Neither the airline’s officials nor their counterparts in the Ministry of Aviation could be reached as at press time to confirm the development.

Bellview Airlines Flight 210 crashed at Lisa, Ogun State, on October 22, 2005, killing all the 117 people on board.

Meanwhile, the Minister of Aviation, Dr. Babalola Borishade, has said he will resign his appointment as canvassed by the families

of the victims of the Sosoliso plane crash which occurred in Port Harcourt on December 10, and the National Assembly if that will end air disasters.

Speaking to journalists after facing a walkout by the bereaved persons in Port Harcourt, he said, “If my resignation is going to stop air disasters in Nigeria, I am willing to resign anytime.

“I feel the pain of the parents myself, and I would have behaved the way they have done today if I had lost people in the air crash.”

The minister was at the regional area office of the Redeemed Christian Church of God, near Shell Residential Area, to condole with parents of the students of Loyola Jesuit College who perished in the crash.

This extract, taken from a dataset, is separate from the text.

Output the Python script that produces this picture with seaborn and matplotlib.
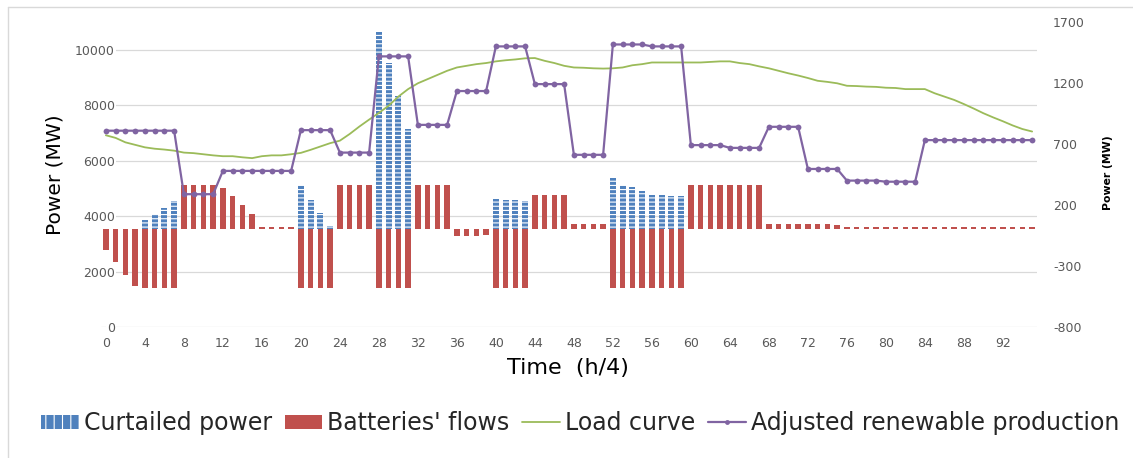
import numpy as np
import pandas as pd
import matplotlib
matplotlib.use("Agg")
import matplotlib.pyplot as plt
from matplotlib.patches import Patch
from matplotlib.lines import Line2D
import seaborn as sns

# ---------------- data ----------------
time = list(range(96))

load_curve = [6915, 6820, 6660, 6570, 6480, 6430, 6400, 6360,
              6290, 6270, 6230, 6190, 6160, 6160, 6120, 6090,
              6160, 6190, 6190, 6230, 6280, 6390, 6510, 6630,
              6720, 6960, 7230, 7480, 7720, 7980, 8310, 8580,
              8790, 8940, 9090, 9240, 9360, 9420, 9480, 9520,
              9580, 9620, 9650, 9690, 9700, 9600, 9520, 9420,
              9360, 9350, 9330, 9320, 9330, 9360, 9440, 9480,
              9540, 9540, 9540, 9540, 9540, 9540, 9560, 9580,
              9580, 9520, 9480, 9400, 9330, 9240, 9150, 9070,
              8980, 8880, 8840, 8790, 8700, 8690, 8670, 8660,
              8630, 8620, 8580, 8580, 8580, 8430, 8310, 8190,
              8040, 7880, 7710, 7560, 7420, 7270, 7140, 7050]

renewable = [7080, 7080, 7080, 7080, 7080, 7080, 7080, 7080,
             4790, 4790, 4790, 4790, 5630, 5630, 5630, 5630,
             5630, 5630, 5630, 5630, 7100, 7100, 7100, 7100,
             6290, 6290, 6290, 6290, 9760, 9760, 9760, 9760,
             7290, 7290, 7290, 7290, 8510, 8510, 8510, 8510,
             10120, 10120, 10120, 10120, 8760, 8760, 8760, 8760,
             6210, 6210, 6210, 6210, 10190, 10190, 10190, 10190,
             10120, 10120, 10120, 10120, 6560, 6560, 6560, 6560,
             6460, 6460, 6460, 6460, 7220, 7220, 7220, 7220,
             5700, 5700, 5700, 5700, 5280, 5280, 5280, 5280,
             5240, 5240, 5240, 5240, 6740, 6740, 6740, 6740,
             6740, 6740, 6740, 6740, 6740, 6740, 6740, 6740]

battery_flows = [-167, -268, -370, -463, -482, -482, -482, -482,
                 367, 367, 367, 367, 340, 274, 197, 123,
                 16, 16, 16, 16, -482, -482, -482, -482,
                 367, 367, 367, 367, -482, -482, -482, -482,
                 367, 367, 367, 367, -55, -55, -55, -50,
                 -482, -482, -482, -482, 282, 282, 282, 282,
                 45, 45, 45, 45, -482, -482, -482, -482,
                 -482, -482, -482, -482, 367, 367, 367, 367,
                 367, 367, 367, 367, 45, 45, 45, 45,
                 45, 45, 45, 32, 16, 16, 16, 16,
                 16, 16, 16, 16, 16, 16, 16, 16,
                 16, 16, 16, 16, 16, 16, 16, 16]

curtailed = [0, 0, 0, 0, 79, 129, 178, 230,
             0, 0, 0, 0, 0, 0, 0, 0,
             0, 0, 0, 0, 367, 238, 137, 25,
             0, 0, 0, 0, 1620, 1360, 1090, 827,
             0, 0, 0, 0, 0, 0, 0, 0,
             247, 244, 238, 230, 0, 0, 0, 0,
             0, 0, 0, 0, 422, 367, 348, 315,
             285, 279, 274, 271, 0, 0, 0, 0,
             0, 0, 0, 0, 0, 0, 0, 0,
             0, 0, 0, 0, 0, 0, 0, 0,
             0, 0, 0, 0, 0, 0, 0, 0,
             0, 0, 0, 0, 0, 0, 0, 0]

left_ticks = [0, 2000, 4000, 6000, 8000, 10000]
right_ticks = [-800, -300, 200, 700, 1200, 1700]
x_ticks = list(range(0, 93, 4))

series_names = ["Curtailed power", "Batteries' flows", "Load curve",
                "Adjusted renewable production"]

df = pd.DataFrame({"t": time, "load": load_curve, "ren": renewable,
                   "bat": battery_flows, "cur": curtailed})

# ---------------- style ----------------
sns.set_theme(style="white")
plt.rcParams["font.family"] = ["DejaVu Sans"]
plt.rcParams["hatch.linewidth"] = 0.8

BLUE = "#4f81bd"
RED = "#c0504d"
GREEN = "#9bbb59"
PURPLE = "#8064a2"
GRID = "#d9d9d9"
TICK = "#595959"

fig = plt.figure(figsize=(11.33, 4.58), dpi=100)
pos = [101 / 1133, (458 - 327) / 458, (1037 - 101) / 1133, (327 - 22) / 458]
ax = fig.add_axes(pos)
ax2 = ax.twinx()
ax3 = fig.add_axes(pos, sharex=ax, sharey=ax)

ax.set_zorder(0)
ax2.set_zorder(1)
ax3.set_zorder(2)
ax2.patch.set_visible(False)
ax3.patch.set_visible(False)

# bars (right axis)
sns.barplot(data=df, x="t", y="bat", ax=ax2, native_scale=True, width=0.58,
            color=RED, saturation=1, errorbar=None, linewidth=0)
sns.barplot(data=df, x="t", y="cur", ax=ax2, native_scale=True, width=0.64,
            color=BLUE, saturation=1, errorbar=None, linewidth=0,
            hatch="----", edgecolor="white")

# lines (left axis scale)
sns.lineplot(data=df, x="t", y="load", ax=ax3, color=GREEN, linewidth=1.3)
sns.lineplot(data=df, x="t", y="ren", ax=ax3, color=PURPLE, linewidth=1.6,
             marker="o", markersize=4.2, markeredgewidth=0,
             markerfacecolor=PURPLE)

# ---------------- axes config ----------------
ax.set_xlim(-0.5, 95.5)
ax.set_ylim(0, 11000)
ax2.set_ylim(-800, 1700)
ax.set_xticks(x_ticks)
ax.set_xticklabels([str(v) for v in x_ticks])
ax.set_yticks(left_ticks)
ax.set_yticklabels([str(v) for v in left_ticks])
ax2.set_yticks(right_ticks)
ax2.set_yticklabels([str(v) for v in right_ticks])

for a in (ax, ax2, ax3):
    a.set_xlabel("")
    a.set_ylabel("")
    for s in a.spines.values():
        s.set_visible(False)
ax3.axis("off")

ax.grid(axis="y", color=GRID, linewidth=0.9)
ax.grid(axis="x", visible=False)
ax2.grid(False)

ax.tick_params(axis="y", length=0, labelsize=9, labelcolor=TICK, pad=-10)
ax.tick_params(axis="x", length=0, labelsize=9, labelcolor=TICK, pad=7)
ax2.tick_params(axis="y", length=0, labelsize=9, labelcolor=TICK, pad=11.5)
ax2.tick_params(axis="x", length=0, labelbottom=False)

for lbl in ax.get_yticklabels():
    lbl.set_bbox(dict(facecolor="white", edgecolor="none", pad=1.0))

# ---------------- texts ----------------
fig.text(55 / 1133, (458 - 175) / 458, "Power (MW)", rotation=90,
         ha="center", va="center", fontsize=14.5, color="black")
fig.text(1108 / 1133, (458 - 173) / 458, "Power (MW)", rotation=90,
         ha="center", va="center", fontsize=7.8, fontweight="bold", color="black")
fig.text(568 / 1133, (458 - 368) / 458, "Time  (h/4)", ha="center",
         va="center", fontsize=16, color="black")

handles = [
    Patch(facecolor=BLUE, edgecolor="white", linewidth=0, hatch="||"),
    Patch(facecolor=RED, edgecolor="none"),
    Line2D([], [], color=GREEN, linewidth=1.3),
    Line2D([], [], color=PURPLE, linewidth=1.6, marker="o", markersize=3.5,
           markeredgewidth=0),
]
fig.legend(handles, series_names, loc="center",
           bbox_to_anchor=(580 / 1133, (458 - 423) / 458), ncol=4,
           frameon=False, fontsize=17, handlelength=1.6, handleheight=0.55,
           handletextpad=0.2, columnspacing=0.55)

# chart-area border (left and top)
fig.add_artist(Line2D([8 / 1133, 8 / 1133], [0, 1 - 7 / 458],
                      transform=fig.transFigure, color=GRID, linewidth=1))
fig.add_artist(Line2D([8 / 1133, 1], [1 - 7 / 458, 1 - 7 / 458],
                      transform=fig.transFigure, color=GRID, linewidth=1))

fig.savefig("out.png", dpi=100)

But the parents, who had earlier marched round major streets of Port Harcourt with placards to press home their grief, pointedly told the minister to resign. Thereafter, they walked out on him and refused all entreaties to return to the venue of the meeting.

In an address presented by the Port Harcourt branch President of the Loyola Jesuit College Parents’ Association, Mr. Joe Egwele, the parents accused the minister and his officials of ineptitude.

They demanded a well-publicised retraction and apology from the ministry and other government officials over the claim that rescue operations following the plane crash were prompt and adequate, and that fire-fighting equipment were functioning on the fateful day.

The parents said, “In our opinion, this is a gross dereliction of duty by the aviation ministry of which you are the chief executive. In view of the foregoing, we unreservedly demand the immediate resignation of the honorable minister.

“This, we believe, is in tandem with the demand of the generality of Nigerians. We also demand the dismissal of the aviation officials whose gross negligence contributed to the carnage and ultimate demise of our innocent children, leading to the eclipse of a generation of some of Nigeria’s brightest and best.”

Borishade, who had earlier wept profusely over the incident, pleaded with the parents to take heart.

He said the government had no excuse for the tragedy.

He added that since the Federal Government could not shut all airports in the country, necessary steps were being taken to put the aviation industry on a sound footing.

There was uncertainty in the aviation sector on Monday about the delay in naming a replacement for Mr. Fidelis Onyeyiri, who was removed as director-general of the Nigerian Civil Aviation Authority.

The Technical Adviser to the Minister of Aviation, Captain Roland Iyayi, was named to replace Mr. Oladunjoye Onasanya as Managing Director of the Nigeria Airspace Management Agency.

The removal of Onyeyiri and Onasanya was announced in a statement by Borishade on Monday.

Sources at the aviation ministry said men invited from a private airline to take up the office of the NCAA director-general rejected the offer.

"The Managing Director of Afrijet, Mr. Harold Demuren, and a director of the airline, Berry Noelle, have been approached but they rejected the offer," one of the sources disclosed.

Another source said the Rector of the Nigeria College of Aviation Technology, Zaria, who is also the Chairman of the Presidential Task Force on Verification of Airworthiness of Commercial Aircraft in Nigeria, Mrs. Folashade Odutola, is being tipped for the job.

Some other directors of the regulatory agencies were also removed.

Those affected include the Director of Airworthiness, Mr. Sam Oduselu, and officers in the Directorate of Airworthiness, NAFIS and flight operations.

According to Borishade, these officials “demonstrated culpable negligence and unprofessional conduct in persistently colluding with those who have confessed that they did 'cut corners' to endanger the lives of Nigerians."

He added that the sanitisation of the industry would be a continuous exercise, and that no consideration would be given for the retention and engagement of any officer if such an action would compromise safety, security and efficiency in the industry.